This section is going to help you to prepare for speaking exams, which for many learners are the exam that is most feared! This section will give you lots of tips and advice so you can do as well as possible in any speaking test. Remember that everyone gets nervous in exams, especially oral exams. So, don’t worry, our tips will help you feel more confident in a speaking exam.
- Listening to as much English as possible will help to improve your speaking. Listening to songs, podcasts, films, TV series or video clips will help you to feel more confident about speaking.
- Speak as much English in class as possible. If you speak English regularly in class, you will find it easier to speak in an exam.
- Slow down! It’s not a race. Before you speak, think carefully about what to say and speak a little slower than normal.
- Use language you know is correct. Use words and expressions you have used before.

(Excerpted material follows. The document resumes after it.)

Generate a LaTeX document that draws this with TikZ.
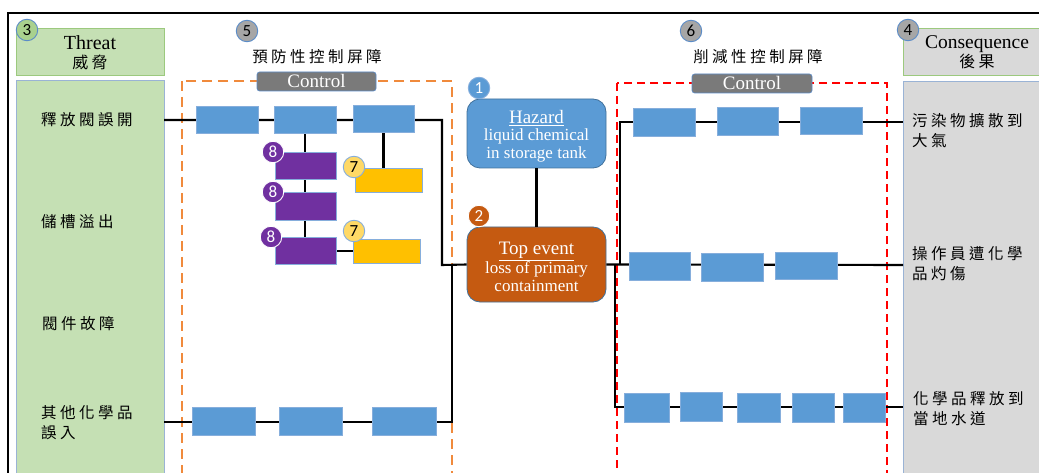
\documentclass[tikz,border=0pt]{standalone}
\usepackage{fontspec}
\setmainfont{Liberation Serif}
\newfontfamily\cjk{Noto Sans CJK TC}
\newfontfamily\numfont{Carlito}
\usetikzlibrary{calc}
\newcommand\cjkspaced[1]{\cjkspB#1\relax}
\def\cjkspB#1{#1\cjkspA}
\def\cjkspA#1{\ifx#1\relax\else\kern3.5pt#1\expandafter\cjkspA\fi}
\definecolor{bboxc}{HTML}{5B9BD5}
\definecolor{bborder}{HTML}{86AEDC}
\definecolor{purp}{HTML}{7030A0}
\definecolor{yel}{HTML}{FFC000}
\definecolor{yelc}{HTML}{FFD966}
\definecolor{orgc}{HTML}{C55A11}
\definecolor{ctrl}{HTML}{7A7A7A}
\definecolor{grn}{HTML}{C5E0B4}
\definecolor{grnb}{HTML}{9CC97E}
\definecolor{grnc}{HTML}{A9D18E}
\definecolor{colb}{HTML}{9AB3D5}
\definecolor{gry}{HTML}{D9D9D9}
\definecolor{gcirc}{HTML}{A6A6A6}
\definecolor{dashor}{HTML}{F08A3C}
\definecolor{circb}{HTML}{5B8CC8}
\definecolor{shapeb}{HTML}{41719C}
\begin{document}
\begin{tikzpicture}[x=1pt,y=-1pt,
  wire/.style={line width=2.1pt, black},
  bbox/.style={rectangle, fill=bboxc, draw=bborder, line width=0.8pt, inner sep=0pt},
  pbox/.style={rectangle, fill=purp, draw=bborder, line width=0.8pt, inner sep=0pt},
  ybox/.style={rectangle, fill=yel, draw=bborder, line width=0.8pt, inner sep=0pt},
  circ/.style={circle, inner sep=0pt, minimum size=21.5pt, draw=circb, line width=0.9pt, font=\numfont\fontsize{17}{17}\selectfont},
  ctrlbox/.style={rectangle, rounded corners=2.5pt, fill=ctrl, draw=circb, line width=0.6pt, text=white, inner sep=0pt, minimum height=19pt, font=\fontsize{19}{19}\selectfont},
  cjktext/.style={inner sep=0pt, align=left, font=\cjk\fontsize{15.5}{20}\selectfont},
  bigbox/.style={rectangle, rounded corners=13pt, draw=shapeb, line width=0.8pt, inner sep=0pt, minimum width=139pt},
  bigtext/.style={inner sep=0pt, align=center, text=white, font=\fontsize{17}{17.5}\selectfont},
  ordash/.style={draw=dashor, line width=2.4pt, dash pattern=on 10pt off 6pt},
  reddash/.style={draw=red, line width=2.4pt, dash pattern=on 8pt off 5pt}
]
\useasboundingbox (0,0) rectangle (1039,473);
% frame
\draw[line width=2pt] (8,480) -- (8,13) -- (1045,13);
% columns and headers
\node[rectangle, fill=grn, draw=grnb, line width=1pt, minimum width=148pt, minimum height=47pt, inner sep=0pt, align=center, font=\fontsize{20}{20}\selectfont] (threat) at (90,52.5) {Threat\\[-1pt]{\cjk\fontsize{16}{16}\selectfont\cjkspaced{威脅}}};
\filldraw[fill=grn, draw=colb, line width=1pt] (16,81) rectangle (164,480);
\node[rectangle, fill=gry, draw=grnb, line width=1pt, minimum width=148pt, minimum height=47pt, inner sep=0pt, align=center, font=\fontsize{19.5}{20}\selectfont] (cons) at (977,52.5) {Consequence\\[-1pt]{\cjk\fontsize{16}{16}\selectfont\cjkspaced{後果}}};
\filldraw[fill=gry, draw=colb, line width=1pt] (903,82) rectangle (1050,480);
% dashed barrier areas
\draw[ordash] (182,81) rectangle (452,490);
\draw[reddash] (617,83) rectangle (887,490);
% titles
\node[cjktext] (tpre) at (317,57) {\cjkspaced{預防性控制屏障}};
\node[cjktext] (tmit) at (758,57) {\cjkspaced{削減性控制屏障}};
\node[ctrlbox, minimum width=119pt] (ctrlL) at (316.5,81.5) {Control};
\node[ctrlbox, minimum width=120pt] (ctrlR) at (752,83.5) {Control};
% hazard and top event
\node[bigbox, fill=bboxc, minimum height=69pt] (haz) at (536.5,133.5) {};
\node[bigtext] (haztext) at (536.5,136) {{\fontsize{19}{19}\selectfont\underline{Hazard}}\\liquid chemical\\in storage tank};
\node[bigbox, fill=orgc, minimum height=75pt] (top) at (536.5,264.5) {};
\node[bigtext] (toptext) at (536.5,267) {{\fontsize{19}{19}\selectfont\underline{Top event}}\\loss of primary\\containment};
% threat texts
\node[cjktext, anchor=west] (th1) at (41,120) {\cjkspaced{釋放閥誤開}};
\node[cjktext, anchor=west] (th2) at (41,222) {\cjkspaced{儲槽溢出}};
\node[cjktext, anchor=west] (th3) at (42,324) {\cjkspaced{閥件故障}};
\node[cjktext, anchor=west] (th4) at (41,423) {\cjkspaced{其他化學品}\\\cjkspaced{誤入}};
% consequence texts
\node[cjktext, anchor=west] (cq1) at (912,131) {\cjkspaced{污染物擴散到}\\\cjkspaced{大氣}};
\node[cjktext, anchor=west] (cq2) at (912,264) {\cjkspaced{操作員遭化學}\\\cjkspaced{品灼傷}};
\node[cjktext, anchor=west] (cq3) at (913,409) {\cjkspaced{化學品釋放到}\\\cjkspaced{當地水道}};
% coordinates
\coordinate (lin1) at (164,120);
\coordinate (lin4) at (164,422);
\coordinate (jl) at (442,265);
\coordinate (jl2) at (452,265);
\coordinate (jr) at (620,265);
\coordinate (jr2) at (615,265);
\coordinate (co1) at (903,122);
\coordinate (co2) at (903,265);
\coordinate (co3) at (903,407);
\coordinate (v2a) at (305,120);
\coordinate (v2b) at (305,251);
\coordinate (v3a) at (383.5,120);
\coordinate (v3b) at (383.5,170);
\coordinate (h7a) at (320,251);
\coordinate (h7b) at (370,251);
% wires (drawn before boxes)
\draw[wire] (haz.south) -- (top.north);
\draw[wire] (lin1) -| (jl) -- (top.west);
\draw[wire] (v2a) -- (v2b);
\draw[wire] (v3a) -- (v3b);
\draw[wire] (h7a) -- (h7b);
\draw[wire] (lin4) -| (jl2);
\draw[wire] (top.east) -- (co2);
\draw[wire] (jr) |- (co1);
\draw[wire] (jr2) |- (co3);
% left barrier boxes
\node[bbox, minimum width=62pt, minimum height=27pt] (lb1) at (227,120) {};
\node[bbox, minimum width=62pt, minimum height=27pt] (lb2) at (305,120) {};
\node[bbox, minimum width=61pt, minimum height=27pt] (lb3) at (383.5,119) {};
\node[pbox, minimum width=61pt, minimum height=27pt] (p1) at (305.5,165.5) {};
\node[pbox, minimum width=61pt, minimum height=28pt] (p2) at (305.5,206) {};
\node[pbox, minimum width=61pt, minimum height=27pt] (p3) at (305.5,250.5) {};
\node[ybox, minimum width=67pt, minimum height=24pt] (y1) at (388.5,180) {};
\node[ybox, minimum width=67pt, minimum height=24pt] (y2) at (386.5,251) {};
\node[bbox, minimum width=63pt, minimum height=28pt] (lc1) at (223.5,421.5) {};
\node[bbox, minimum width=63pt, minimum height=28pt] (lc2) at (310.5,421.5) {};
\node[bbox, minimum width=64pt, minimum height=28pt] (lc3) at (404,421) {};
% right barrier boxes
\node[bbox, minimum width=62pt, minimum height=28pt] (r11) at (664,122.5) {};
\node[bbox, minimum width=61pt, minimum height=28pt] (r12) at (747.5,121) {};
\node[bbox, minimum width=62pt, minimum height=27pt] (r13) at (831,120.5) {};
\node[bbox, minimum width=61pt, minimum height=28pt] (r21) at (659.5,266) {};
\node[bbox, minimum width=62pt, minimum height=28pt] (r22) at (732,267.5) {};
\node[bbox, minimum width=62pt, minimum height=27pt] (r23) at (806,265.5) {};
\node[bbox, minimum width=45pt, minimum height=29pt] (r31) at (646.5,407.5) {};
\node[bbox, minimum width=42pt, minimum height=29pt] (r32) at (701,407) {};
\node[bbox, minimum width=43pt, minimum height=29pt] (r33) at (758.5,408) {};
\node[bbox, minimum width=42pt, minimum height=29pt] (r34) at (813,408) {};
\node[bbox, minimum width=42pt, minimum height=29pt] (r35) at (864,407.5) {};
% numbered circles
\node[circ, fill=grnc] (c3) at (27,30) {3};
\node[circ, fill=gcirc] (c5) at (247,31) {5};
\node[circ, fill=gcirc] (c6) at (691,31) {6};
\node[circ, fill=gcirc] (c4) at (908,30) {4};
\node[circ, fill=bboxc, draw=bborder, text=white] (c1) at (479,88) {1};
\node[circ, fill=orgc, draw=white, text=white] (c2) at (479,216) {2};
\node[circ, fill=purp, draw=white, text=white] (c8a) at (273,152) {8};
\node[circ, fill=purp, draw=white, text=white] (c8b) at (273,192) {8};
\node[circ, fill=purp, draw=white, text=white] (c8c) at (271,237) {8};
\node[circ, fill=yelc, draw=bborder] (c7a) at (354,167) {7};
\node[circ, fill=yelc, draw=bborder] (c7b) at (354,231) {7};
\end{tikzpicture}
\end{document}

- If you don’t know a word, think of another way to say it. For example, if you know the word ‘expensive’, but can’t remember the word ‘cheap’, you could say:
It’s not expensive.
It’s a good price.
It’s not a lot of money.
- Listen to yourself while you speak and if you hear a mistake, correct it. Native speakers make mistakes and correct them all the time.
- Look at the examiner’s or other student’s face and eyes when you speak. Do they understand you? If not, say it again with different words.
- If you don’t understand the question or the activity, ask the examiner. Say: ‘Could you repeat that, please?’
- Always say something. Don’t just say ‘yes’ or ‘no’. Explain your answer with a reason. Say ‘Yes, I agree because....’
- If you can choose the question or topic, choose one you know something about. It’s easier to talk about something you know.
- Speak clearly so that the examiner can hear you. If you find this difficult, practise with a friend at home. Stand at opposite ends of a room and speak to each other in English. Or speak to each other in English on your computers.
- What can you prepare before the exam? Ask your teacher. For example, questions about personal information. Prepare what to say at home and practise with a friend, in front of a mirror or record yourself on your phone or computer.
- In some exams, there are two examiners. One who talks to you and one who listens. Say hello and goodbye to both examiners, but during the exam, focus on the examiner who talks to you.
- This is your opportunity to show the examiner what you know. Use your best language and pronunciation.
- Remember that everyone feels nervous in exams. So, take some deep breaths before the exam and try to relax.
- Finally, remember that the examiners are normal human beings, not aliens!